**PROBLEM REQUIREMENTS**
Stop at the line containing "741, 463, 216, 139, 247, 355, 401, 494, 679, 818]": write out every line from the beginning of the entries up to and including it, minus the pictures.

*** STORED RECORDS

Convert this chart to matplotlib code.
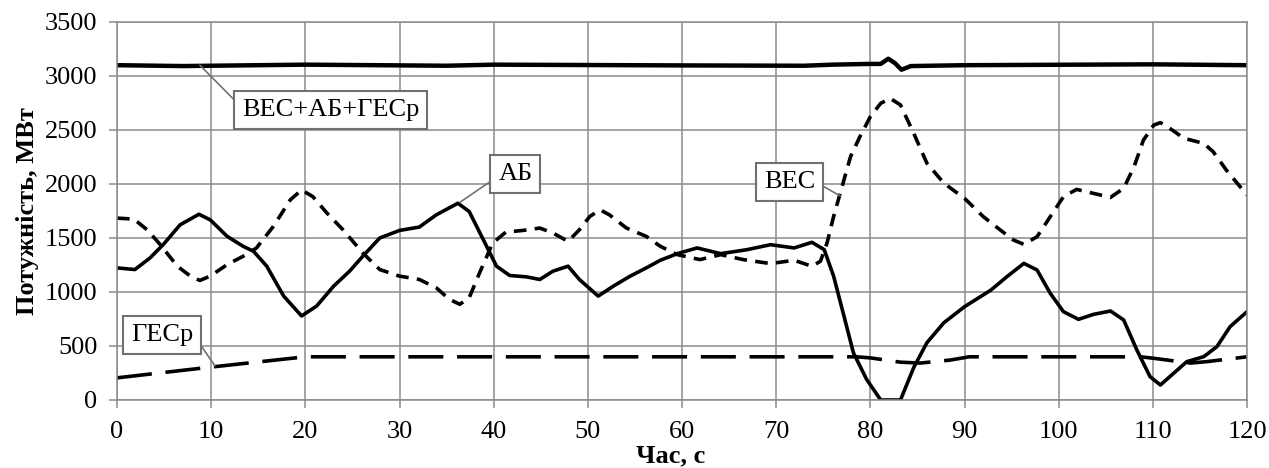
import matplotlib
matplotlib.use("Agg")
import matplotlib.pyplot as plt

plt.rcParams["font.family"] = ["Liberation Serif", "DejaVu Serif"]

# Час, с / Потужність, МВт
t_total = [0, 7, 20, 35, 40, 60, 73, 76, 80, 81.1, 81.9, 82.6, 83.3, 84.3, 90,
           110, 120]
p_total = [3100, 3092, 3105, 3095, 3105, 3098, 3095, 3105, 3112, 3112, 3160, 3120,
           3058, 3092, 3100, 3108, 3100]

t_ab = [0, 1.9, 3.5, 4.9, 6.7, 8.7, 9.9, 11.7, 13.4, 14.5, 15.9, 17.7, 19.6, 21.2,
        23, 24.7, 26.1, 27.9, 30, 32.1, 33.9, 36.2, 37.4, 38.9, 40.3, 41.7, 43.5,
        44.9, 46.3, 47.9, 49.1, 51.1, 52.7, 54.5, 56.2, 57.7, 59.5, 61.6, 64.1,
        66.9, 69.4, 71.9, 73.8, 75.1, 76.1, 77.2, 78.2, 79.6, 81.1, 83.2, 84.6,
        86, 87.8, 90, 92.8, 94.5, 96.3, 97.7, 99.1, 100.5, 102.1, 103.7, 105.5,
        106.9, 108.3, 109.7, 110.8, 112.2, 113.6, 115.4, 116.8, 118.2, 120]
p_ab = [1223, 1208, 1315, 1438, 1622, 1720, 1668, 1515, 1423, 1377, 1239, 962,
        778, 870, 1054, 1193, 1331, 1500, 1570, 1601, 1714, 1822, 1745, 1484,
        1239, 1153, 1140, 1116, 1193, 1239, 1116, 962, 1054, 1147, 1223, 1294,
        1355, 1408, 1355, 1392, 1438, 1408, 1460, 1392, 1146, 776, 437, 191, 0,
        0, 300, 530, 715, 864, 1018, 1142, 1265, 1204, 988, 818, 747, 793, 824,
        741, 463, 216, 139, 247, 355, 401, 494, 679, 818]

t_wind = [0, 1.8, 3.2, 4.6, 6.4, 7.8, 8.8, 9.9, 11.7, 13.4, 14.8, 16.6, 18.4,
          19.6, 20.8, 22.3, 24, 26.1, 27.9, 30, 32.1, 33.9, 35.3, 36.4, 37.4,
          38.5, 39.9, 41.3, 43.1, 44.9, 46.3, 47.9, 49.1, 50.2, 51.3, 52.3, 54.1,
          56.2, 57.7, 59.5, 61.9, 64.1, 66.5, 69.4, 71.9, 73.8, 74.7, 75.4, 76.1,
          76.8, 77.9, 78.9, 80, 81.1, 82.1, 83.2, 84.6, 86, 87.8, 90, 92, 93.8,
          95.2, 96.3, 97.7, 99.1, 100.5, 101.9, 103.7, 105.5, 106.9, 108, 109,
          110.1, 110.8, 111.8, 113.3, 115.4, 116.4, 117.8, 120]
p_wind = [1684, 1675, 1576, 1438, 1239, 1147, 1107, 1147, 1254, 1331, 1407, 1607,
          1853, 1945, 1883, 1730, 1576, 1361, 1208, 1147, 1116, 1039, 932, 886,
          947, 1177, 1454, 1555, 1570, 1592, 1546, 1469, 1576, 1699, 1761, 1714,
          1592, 1515, 1423, 1346, 1300, 1346, 1300, 1263, 1294, 1238, 1285, 1454,
          1700, 1916, 2255, 2440, 2624, 2747, 2793, 2732, 2470, 2193, 2008, 1867,
          1697, 1574, 1481, 1441, 1512, 1697, 1882, 1950, 1913, 1876, 1960, 2160,
          2407, 2546, 2568, 2515, 2423, 2376, 2299, 2129, 1898]

t_hydro = [0, 10, 20, 78.5, 80, 83.2, 85.3, 88.5, 90.5, 108.7, 110.1, 114, 115.7,
           120]
p_hydro = [205, 305, 400, 400, 390, 350, 342, 370, 400, 400, 386, 342, 355, 400]

fig, ax = plt.subplots(figsize=(12.69, 4.68), dpi=100)
fig.subplots_adjust(left=0.0922, right=0.9827, bottom=0.1453, top=0.953)

ax.plot(t_total, p_total, color="black", lw=3.2)
ax.plot(t_wind, p_wind, color="black", lw=2.6, dashes=(3.5, 2.3))
ax.plot(t_ab, p_ab, color="black", lw=2.6)
ax.plot(t_hydro, p_hydro, color="black", lw=2.6, dashes=(9.7, 3.8))

ax.set_xlim(0, 120)
ax.set_ylim(0, 3500)
ax.set_xticks(range(0, 121, 10))
ax.set_yticks(range(0, 3501, 500))
ax.grid(True, color="#8c8c8c", lw=1.1)
ax.set_axisbelow(True)
for s in ax.spines.values():
    s.set_color("#8c8c8c")
    s.set_linewidth(1.1)
ax.tick_params(direction="out", length=6, width=1.1, color="#8c8c8c",
               labelsize=19)
ax.tick_params(axis="x", pad=9)
ax.tick_params(axis="y", pad=8)

ax.set_xlabel("Час, с", fontsize=19, fontweight="bold")
ax.xaxis.set_label_coords(0.49, -0.118)
ax.set_ylabel("Потужність, МВт", fontsize=19, fontweight="bold", labelpad=4)

box = dict(boxstyle="square,pad=0.3", fc="white", ec="#707070", lw=1.5)
arrow = dict(arrowstyle="-", color="#707070", lw=1.2, shrinkA=0, shrinkB=0)

ax.annotate("ВЕС+АБ+ГЕСр", xy=(8.8, 3100), xytext=(22.7, 2685), fontsize=19,
            ha="center", va="center", bbox=box,
            arrowprops=dict(arrow, relpos=(0, 0.6)))
ax.annotate("АБ", xy=(36.4, 1830), xytext=(42.3, 2093), fontsize=19,
            ha="center", va="center", bbox=box,
            arrowprops=dict(arrow, relpos=(0, 0.4)))
ax.annotate("ВЕС", xy=(76.8, 1890), xytext=(71.4, 2021), fontsize=19,
            ha="center", va="center", bbox=box,
            arrowprops=dict(arrow, relpos=(1, 0.5)))
ax.annotate("ГЕСр", xy=(10.4, 317), xytext=(4.8, 605), fontsize=19,
            ha="center", va="center", bbox=box,
            arrowprops=dict(arrow, relpos=(1, 0.5)))

plt.savefig("out.png", dpi=100)
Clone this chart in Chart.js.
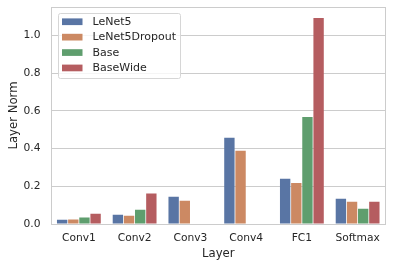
<!DOCTYPE html>
<html>
<head>
<meta charset="utf-8">
<script src="https://cdn.jsdelivr.net/npm/chart.js@4/dist/chart.umd.min.js"></script>
<style>
  html, body { margin: 0; padding: 0; background: #fff; }
  #wrap { width: 393px; height: 268px; }
</style>
</head>
<body>
<div id="wrap"><canvas id="grafico"></canvas></div>
<script>
// dados do grafico
const layers = ['Conv1', 'Conv2', 'Conv3', 'Conv4', 'FC1', 'Softmax'];
const seriesNames = ['LeNet5', 'LeNet5Dropout', 'Base', 'BaseWide'];
const lenet5 = [0.023, 0.049, 0.144, 0.457, 0.240, 0.134];
const lenet5Dropout = [0.024, 0.044, 0.123, 0.388, 0.218, 0.118];
const base = [0.035, 0.076, null, null, 0.567, 0.081];
const baseWide = [0.055, 0.162, null, null, 1.092, 0.118];
const yTicks = [0, 0.2, 0.4, 0.6, 0.8, 1.0];

const cores = ['#5975a4', '#cc8963', '#5f9e6e', '#b55d60'];
const texto = '#262626';
const fonte = 'DejaVu Sans';

const valores = [lenet5, lenet5Dropout, base, baseWide];

// moldura + legenda dentro da area do grafico
const molduraLegenda = {
    id: 'molduraLegenda',
    afterDatasetsDraw(chart) {
        const ctx = chart.ctx;
        const a = chart.chartArea;
        ctx.save();
        ctx.strokeStyle = '#cccccc';
        ctx.lineWidth = 1;
        ctx.strokeRect(Math.round(a.left) + 0.5, Math.round(a.top) + 0.5,
            Math.round(a.right - a.left) - 1, Math.round(a.bottom - a.top));

        // legenda
        const x0 = a.left + 6.5, y0 = a.top + 5.5;
        const w = 122, h = 65;
        ctx.fillStyle = 'rgba(255,255,255,0.8)';
        ctx.strokeStyle = '#d6d6d6';
        ctx.beginPath();
        ctx.roundRect(Math.round(x0) + 0.5, Math.round(y0) + 0.5, w, h, 2);
        ctx.fill();
        ctx.stroke();
        ctx.font = '11px "' + fonte + '"';
        ctx.textBaseline = 'middle';
        seriesNames.forEach((nome, i) => {
            const cy = y0 + 9.2 + i * 15.4;
            ctx.fillStyle = cores[i];
            ctx.fillRect(x0 + 4.5, cy - 3.3, 20.5, 6.7);
            ctx.fillStyle = texto;
            ctx.fillText(nome, x0 + 35, cy + 0.5);
        });
        ctx.restore();
    }
};

const ctx = document.getElementById('grafico').getContext('2d');
const grafico = new Chart(ctx, {
    type: 'bar',
    data: {
        labels: layers,
        datasets: seriesNames.map((nome, i) => ({
            label: nome,
            data: valores[i],
            backgroundColor: cores[i],
            borderWidth: 0,
            categoryPercentage: 0.8,
            barPercentage: 0.93
        }))
    },
    options: {
        responsive: true,
        maintainAspectRatio: false,
        animation: false,
        devicePixelRatio: 1,
        layout: { padding: { top: 7, right: 7.5, left: 0, bottom: 0 } },
        plugins: {
            legend: { display: false },
            tooltip: { enabled: false }
        },
        scales: {
            x: {
                grid: { display: false, drawTicks: false },
                border: { display: false },
                ticks: { color: texto, font: { family: fonte, size: 10.7 }, padding: 8 },
                title: {
                    display: true, text: 'Layer', color: texto,
                    font: { family: fonte, size: 11.7 }, padding: { top: 0, bottom: 7.5 }
                },
                afterFit(scale) {
                    scale.height = 44;
                    scale.paddingLeft = 0;
                    scale.paddingRight = 0;
                }
            },
            y: {
                min: 0,
                max: 1.151,
                afterBuildTicks(scale) { scale.ticks = yTicks.map(v => ({ value: v })); },
                grid: { color: '#cccccc', lineWidth: 1, drawTicks: false },
                border: { display: false },
                ticks: {
                    color: texto, font: { family: fonte, size: 10.7 }, padding: 10.5,
                    callback: v => v.toFixed(1)
                },
                title: {
                    display: true, text: 'Layer Norm', color: texto,
                    font: { family: fonte, size: 11.7 }, padding: { top: 7, bottom: 0 }
                },
                afterFit(scale) {
                    scale.width = 51;
                    scale.paddingTop = 0;
                    scale.paddingBottom = 0;
                }
            }
        }
    },
    plugins: [molduraLegenda]
});
</script>
</body>
</html>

******

**PROBLEM SOLUTION**
Convert this chart to matplotlib code.
import matplotlib
matplotlib.use("Agg")
import matplotlib.pyplot as plt

plt.rcParams["font.family"] = ["Liberation Serif", "DejaVu Serif"]

# Час, с / Потужність, МВт
t_total = [0, 7, 20, 35, 40, 60, 73, 76, 80, 81.1, 81.9, 82.6, 83.3, 84.3, 90,
           110, 120]
p_total = [3100, 3092, 3105, 3095, 3105, 3098, 3095, 3105, 3112, 3112, 3160, 3120,
           3058, 3092, 3100, 3108, 3100]

t_ab = [0, 1.9, 3.5, 4.9, 6.7, 8.7, 9.9, 11.7, 13.4, 14.5, 15.9, 17.7, 19.6, 21.2,
        23, 24.7, 26.1, 27.9, 30, 32.1, 33.9, 36.2, 37.4, 38.9, 40.3, 41.7, 43.5,
        44.9, 46.3, 47.9, 49.1, 51.1, 52.7, 54.5, 56.2, 57.7, 59.5, 61.6, 64.1,
        66.9, 69.4, 71.9, 73.8, 75.1, 76.1, 77.2, 78.2, 79.6, 81.1, 83.2, 84.6,
        86, 87.8, 90, 92.8, 94.5, 96.3, 97.7, 99.1, 100.5, 102.1, 103.7, 105.5,
        106.9, 108.3, 109.7, 110.8, 112.2, 113.6, 115.4, 116.8, 118.2, 120]
p_ab = [1223, 1208, 1315, 1438, 1622, 1720, 1668, 1515, 1423, 1377, 1239, 962,
        778, 870, 1054, 1193, 1331, 1500, 1570, 1601, 1714, 1822, 1745, 1484,
        1239, 1153, 1140, 1116, 1193, 1239, 1116, 962, 1054, 1147, 1223, 1294,
        1355, 1408, 1355, 1392, 1438, 1408, 1460, 1392, 1146, 776, 437, 191, 0,
        0, 300, 530, 715, 864, 1018, 1142, 1265, 1204, 988, 818, 747, 793, 824,
        741, 463, 216, 139, 247, 355, 401, 494, 679, 818]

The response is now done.